- Born: 1856 Cincinnati, Ohio, US
- Died: unknown, after 1888
- Occupations: Brewery executive; Treasurer of the city of Cincinnati (1883–1885); Executive of the Cincinnati Red Stockings;

= George Herancourt =

American business executive and baseball team owner

George L. Herancourt (1856 – after 1888) was an American business executive, best known as the managing owner of the Cincinnati Red Stockings baseball team during the season. He also served one term as the treasurer of the city of Cincinnati.

==Biography==
George L. Herancourt was the son of wealthy Cincinnati brewer George M. Herancourt (1807–1880). He helped manage his father's business interests, being promoted to vice president of the Herancourt Brewing Company, and branched out into baseball and selling fish. At the time of his father's death, Herancourt had seven living siblings; three sisters and four brothers.

In 1880, Herancourt was elected treasurer of the Cincinnati Stars of the National League, who competed for just one season.
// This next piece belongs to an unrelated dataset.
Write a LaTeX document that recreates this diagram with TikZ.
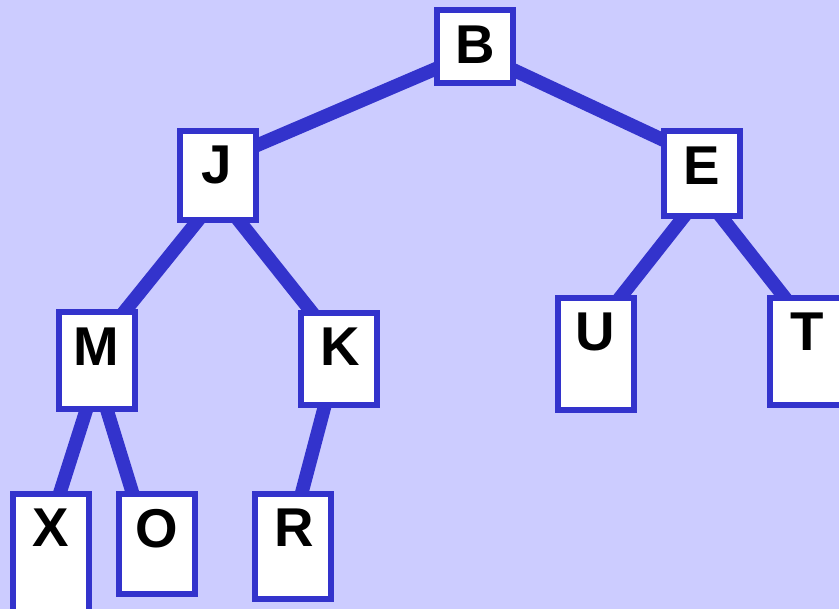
\documentclass[tikz,border=0pt]{standalone}
\usepackage{fontspec}
\setmainfont{Liberation Sans}
\definecolor{bgc}{RGB}{204,204,255}
\definecolor{blu}{RGB}{51,51,204}
\pgfdeclarelayer{bgl}
\pgfdeclarelayer{edges}
\pgfsetlayers{bgl,edges,main}
\begin{document}
\begin{tikzpicture}[x=0.75pt,y=-0.75pt,
  box/.style={draw=blu, line width=4.4pt, fill=white, inner sep=0pt, minimum width=57pt},
  lbl/.style={inner sep=0pt, text height=29.4pt, text depth=0pt, font=\fontsize{41}{41}\selectfont\bfseries},
  edge/.style={draw=blu, line width=10.2pt}]
\useasboundingbox (0,0) rectangle (839,609);
\clip (0,0) rectangle (839,609);
\begin{pgfonlayer}{bgl}
\fill[bgc] (0,0) rectangle (839,609);
\end{pgfonlayer}
% boxes
\node[box, minimum height=54.75pt] (B) at (475,46.5) {};
\node[box, minimum height=66.75pt] (J) at (218,175.5) {};
\node[box, minimum height=63.75pt] (E) at (701.7,173.8) {};
\node[box, minimum height=72.3pt] (M) at (96.7,360.5) {};
\node[box, minimum height=69.2pt] (K) at (338.8,359.2) {};
\node[box, minimum height=84pt] (U) at (595.8,353.7) {};
\node[box, minimum height=80.7pt] (T) at (807.7,351.5) {};
\node[box, minimum height=97.5pt] (X) at (51.3,559) {};
\node[box, minimum height=75.2pt] (O) at (156.8,544.2) {};
\node[box, minimum height=78.5pt] (R) at (293.3,546.3) {};
% labels
\node[lbl] (Bl) at (475,43.5) {B};
\node[lbl] (Jl) at (217,164) {J};
\node[lbl] (El) at (701.7,165) {E};
\node[lbl] (Ml) at (96.5,346) {M};
\node[lbl] (Kl) at (340,346) {K};
\node[lbl] (Ul) at (595.3,331) {U};
\node[lbl] (Tl) at (807,331) {T};
\node[lbl] (Xl) at (50.7,527) {X};
\node[lbl] (Ol) at (157,527.5) {O};
\node[lbl] (Rl) at (294,527) {R};
% connector end points (hidden under the boxes)
\coordinate (Bo) at (475,52);
\coordinate (Jo) at (218.5,195);
\coordinate (Eo) at (702.5,193);
\coordinate (Mo) at (96.8,377);
\coordinate (Ko) at (339,352);
\coordinate (Ji) at (218,162);
\coordinate (Ei) at (701.7,158);
\coordinate (Mi) at (96.7,346);
\coordinate (Ki) at (338.7,346);
\coordinate (Ui) at (593.8,331);
\coordinate (Ti) at (811,331);
\coordinate (Xi) at (49,527);
\coordinate (Oi) at (143,527);
\coordinate (Ri) at (292.7,527);
\begin{pgfonlayer}{edges}
\draw[edge] (Bo) -- (Ji);
\draw[edge] (Bo) -- (Ei);
\draw[edge] (Jo) -- (Mi);
\draw[edge] (Jo) -- (Ki);
\draw[edge] (Eo) -- (Ui);
\draw[edge] (Eo) -- (Ti);
\draw[edge] (Mo) -- (Xi);
\draw[edge] (Mo) -- (Oi);
\draw[edge] (Ko) -- (Ri);
\end{pgfonlayer}
\end{tikzpicture}
\end{document}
He was one of the founders of the American Association in 1881, attending the founding meeting with fellow townsmen Aaron S. Stern and O. P. Caylor, and was elected secretary-treasurer of the city's new team, the Cincinnati Red Stockings.

After the 1884 season, Herancourt took over as managing owner of the team from Stern, and incorporated the club. The 1885 Red Stockings had some success on the field, finishing in second place in the American Association. However, Herancourt's timing was unfortunate, as the Reds lost money under his management, and the overextended Herancourt had paid his partners too much for their shares.

As a Democrat, Herancourt was elected city treasurer in 1883, serving one two-year term. He lost his bid for reelection in 1885. About this time he went bankrupt, having dissipated a large fortune, and there were reports that the treasurer's office had a shortfall in its accounts. The personable Herancourt was referenced in local paper as being an "associate of gamblers and prostitutes." Amidst lawsuits, charges and countercharges, Herancourt's interest in the baseball team was taken over by John Hauck, his cousin and also a wealthy brewer, and Herancourt disappeared.

Credible reports place Herancourt as a dollar-a-day laborer in Los Angeles, in 1888, a location backed up by unclaimed letters at that city's post office. His whereabouts after that time remain unknown. At the time of his father's death in 1880, Herancourt had seven siblings: three sisters and four brothers.